3. Spend Time Online

Many experts in the digital sphere start by establishing a following online. They create and nurture their virtual presence, developing clout among netizens. It’s a key part of their job, and they find new clients that way. As an online instructor, you’re likely to remain in the background. Your online learners might never talk to you or interact with you. That means you have to get into their heads some other way. You need to know how they tick and what motivates them. Your market research should have painted a helpful picture of your target audience. Go to the places they hang out online, whether it’s a preferred online discussion or a particular social media platform. Find out the things that interest them, and their medium of choice. This way, you can incorporate their tastes into the eLearning course, making it more appealing to them. You can also get ideas on alternative eLearning course presentation options.

4. Hone Your Communication Skills

Many trainers and instructors take public speaking classes to improve their classroom technique. An online training instructor doesn’t need this skill set, because they rarely interact with online learners face to face. They might not even appear “on camera” so verbal/visual skills aren’t essential. However, brushing up on conversational skills or ability to engage listeners can be useful. It will help you craft eLearning course material that grabs and holds your online learners’ attention. Good communication will make eLearning content effective in multiple formats. It enables the eLearning developer to jump from one medium to another, according to the requirements and preferences of online learners. It also improves the overall packaging of eLearning course materials, making them concise, well-edited, easy to use, and entertaining.

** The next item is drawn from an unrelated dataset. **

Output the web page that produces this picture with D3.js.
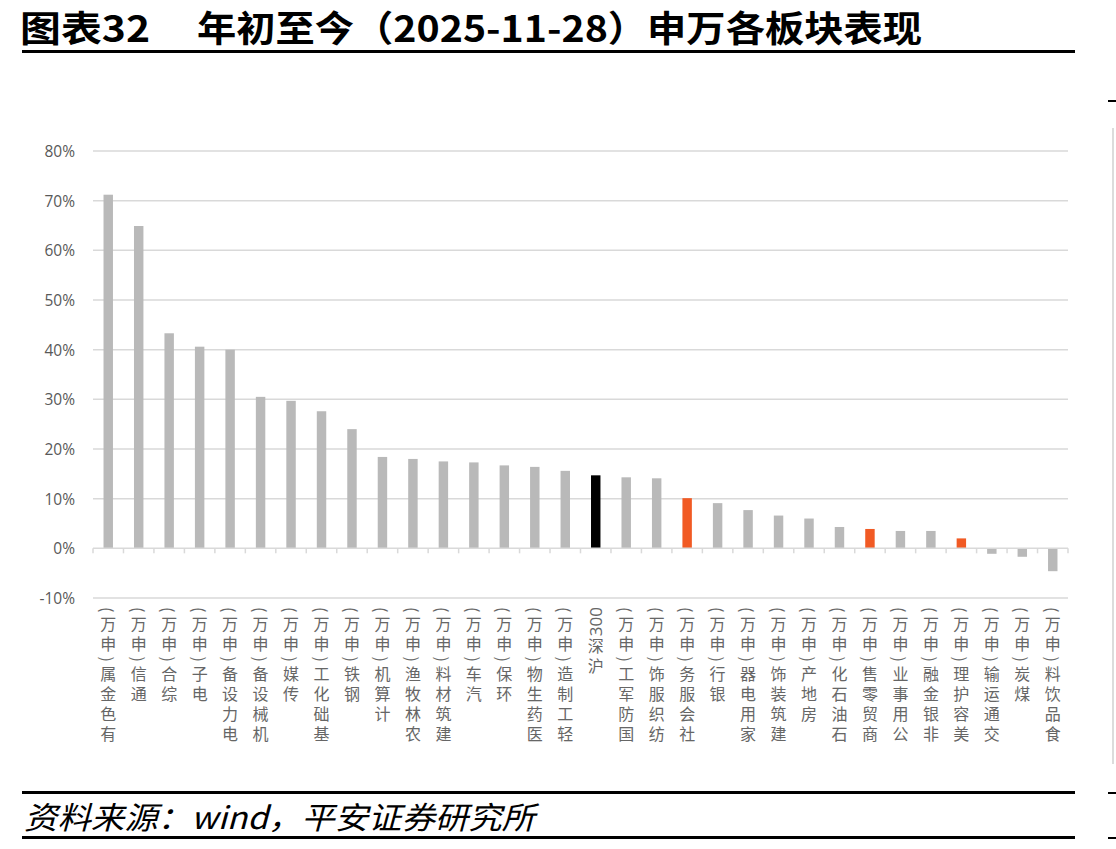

5. Tap Into The Skill Sets Of Your eLearning Team

You must know the talents of your eLearning team and how to utilize them most effectively. An online instructor rarely works in isolation. In most cases, you will collaborate with Subject Matter Experts, graphic designers, and other key players to develop meaningful eLearning content. You have to be aware of their roles and skill set, as well as reveal hidden abilities that may be useful to the overall eLearning course design and implementation process. Hold frequent meetings to get their input, which may also help you fine tune your personal areas for improvement. For example, look at the subject matter through a different lens or build your writing skills to create more powerful learning materials.

Conclusion

The quality of your online instructor matters, even if they’ll never deal with your online learners directly. In some ways, the absence of physical interaction makes it even more essential. So how do you become a better (invisible) instructor? Start by delving into the online instructor perspective before you even develop your eLearning course. Think about your online learners and the best way to reach them. Do your research. Apply the right language level, choosing every word carefully. Visit the virtual “hang-outs” of potential online learners and improve your own levels of communication.